### Data entries
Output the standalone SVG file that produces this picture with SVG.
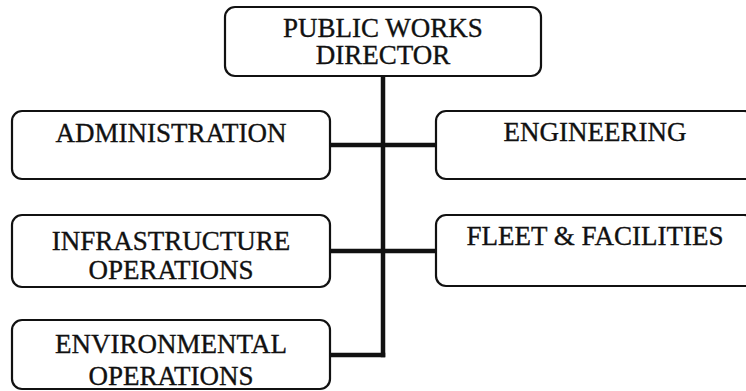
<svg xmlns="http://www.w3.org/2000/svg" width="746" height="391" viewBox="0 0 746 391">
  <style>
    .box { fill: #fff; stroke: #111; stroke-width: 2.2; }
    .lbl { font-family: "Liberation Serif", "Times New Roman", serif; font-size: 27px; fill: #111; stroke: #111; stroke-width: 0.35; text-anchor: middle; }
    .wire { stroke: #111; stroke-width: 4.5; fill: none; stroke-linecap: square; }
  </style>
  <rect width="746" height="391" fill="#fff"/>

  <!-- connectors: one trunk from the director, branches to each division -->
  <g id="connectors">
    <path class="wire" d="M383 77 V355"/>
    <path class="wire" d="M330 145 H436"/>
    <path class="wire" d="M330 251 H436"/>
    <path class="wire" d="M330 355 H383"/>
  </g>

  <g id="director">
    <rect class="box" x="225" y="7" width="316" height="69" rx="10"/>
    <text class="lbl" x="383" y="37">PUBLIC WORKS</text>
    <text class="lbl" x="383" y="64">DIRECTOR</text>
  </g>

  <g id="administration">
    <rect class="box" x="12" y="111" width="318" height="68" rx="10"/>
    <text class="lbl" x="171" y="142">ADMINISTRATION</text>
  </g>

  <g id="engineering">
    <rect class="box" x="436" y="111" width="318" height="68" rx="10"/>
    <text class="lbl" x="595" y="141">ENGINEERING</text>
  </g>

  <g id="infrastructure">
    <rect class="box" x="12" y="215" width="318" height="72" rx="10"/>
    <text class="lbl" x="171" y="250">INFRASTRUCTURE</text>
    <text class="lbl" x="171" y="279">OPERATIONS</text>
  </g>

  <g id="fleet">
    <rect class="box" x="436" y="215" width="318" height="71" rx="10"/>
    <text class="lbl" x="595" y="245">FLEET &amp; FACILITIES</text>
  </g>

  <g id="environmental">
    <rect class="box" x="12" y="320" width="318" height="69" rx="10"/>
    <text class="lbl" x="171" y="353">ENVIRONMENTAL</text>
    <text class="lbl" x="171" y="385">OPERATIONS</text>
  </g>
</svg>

* * *

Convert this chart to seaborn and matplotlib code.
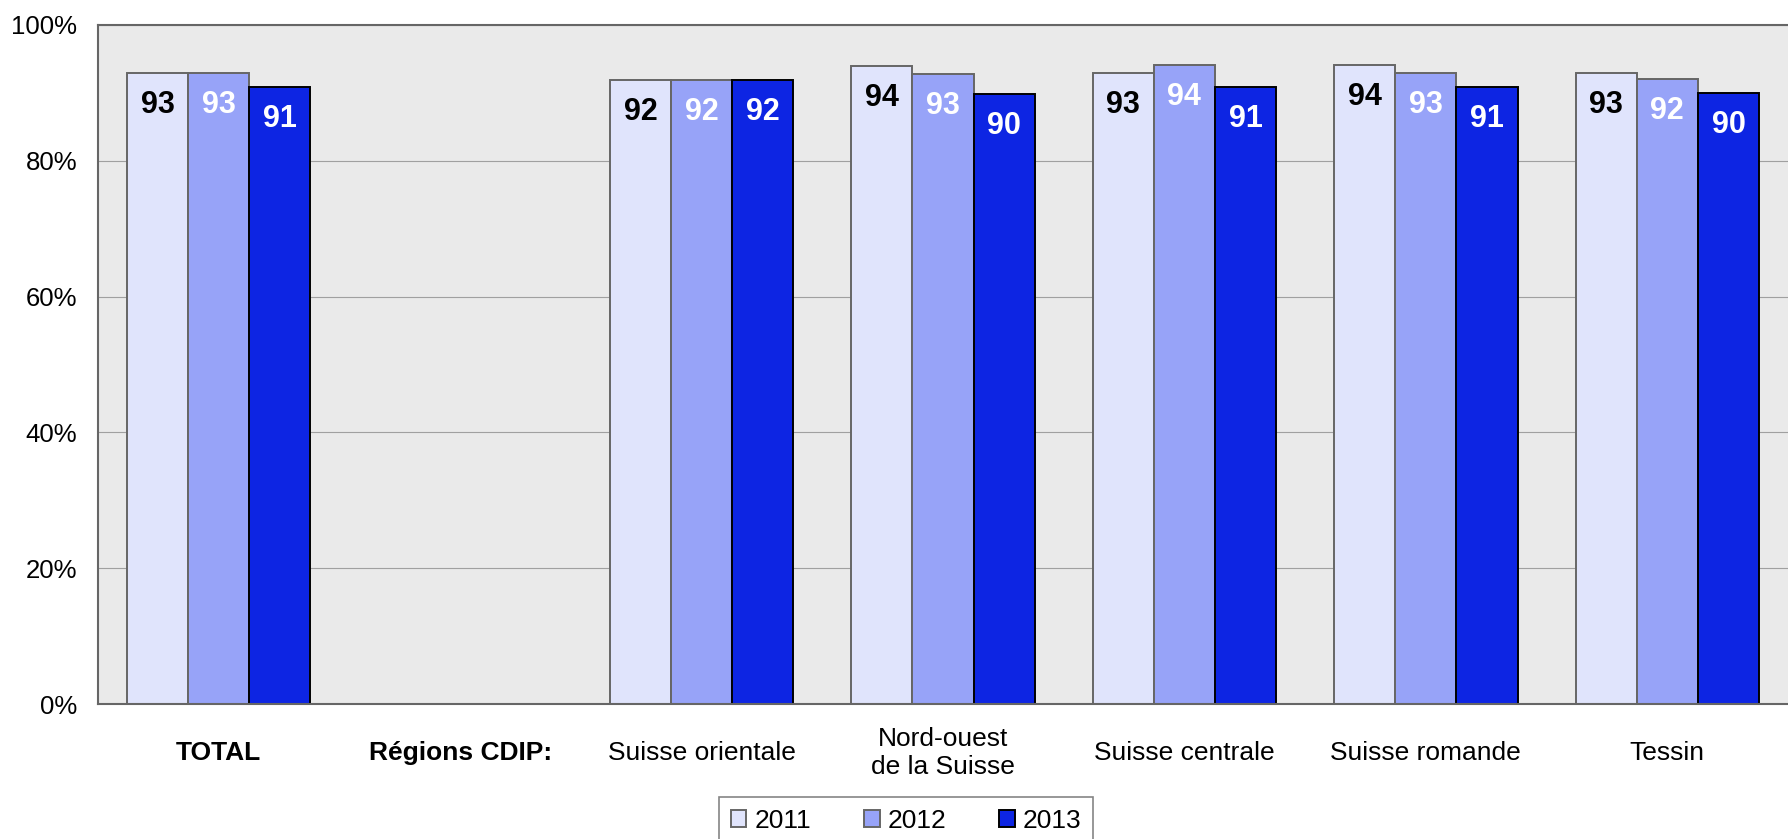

### Task details
Copy out every line from the material above in which the word "this" appears.

### Solution below
Output the standalone SVG file that produces this picture with SVG.
Convert this chart to seaborn and matplotlib code.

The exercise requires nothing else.